Perhaps more interesting in the flattening of wood grain walls and grass is that I had the impression I was moving through a 1990s 3-D corridor video game environment where there is no texture and no possibility of engaging with the particulars of the environment, just movement through various iterations of a maze.
Kachadourian’s flattened city scape points out the alienating nature of bleaker city-scapes but isn’t that something any Baltimorian who has taken a hard look at some of the cities less pretty blocks should understand fully already?

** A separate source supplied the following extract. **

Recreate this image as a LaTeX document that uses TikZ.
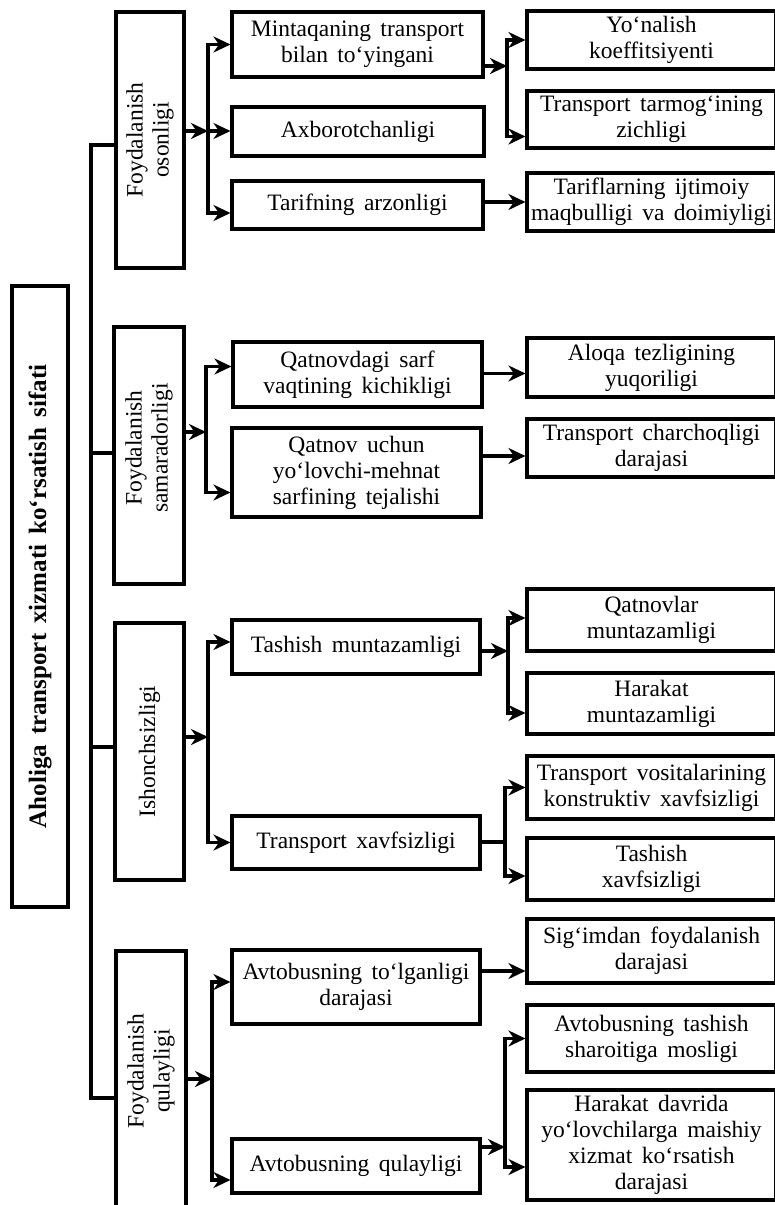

Isn’t, at this point, pointing out alienation banal ? Maybe it is. Or its the first step in some sort of dialectic. A stuttering step that art for the last century seems intent on repeating.
LIVE HOUSE
On September 10th with some friends visiting from out of town, I stepped into the art space / collective living thingy at 1337 H St NE (Wash, DC). We were handed flashlights and told to use them to explore two stories of fog filled rooms. Ambient, sometimes discordant music from Bluebrain started playing from various rooms and as we passed through each room the texture of the music changed as well, determined by changes in it over time but also our proximity or distance from speakers each playing different things in different rooms. The experience was dynamic. People were reduced to shapes and gestures, the fog making their movement through the space tentative, delicate, their silhouettes becoming part of the ‘art.’ It was until seven or eight minutes in that our group realized that we could turn our flashlights. We turned them off and stood in the darkest room, shaking, with the floor, from the musics’ reverberation, and generally melting into the space.
Gins and Arakawa state that every piece of architecture should pose a question to those who encounter it. This one certainly seemed to accomplish that minute by minute as we kept deciding what do with the space as it and we changed. I’m hoping there was some documentation of the house (other than these shitty pictures). I’ll also look forward to what the H st folks do next. And thanks for getting us in, Adrian!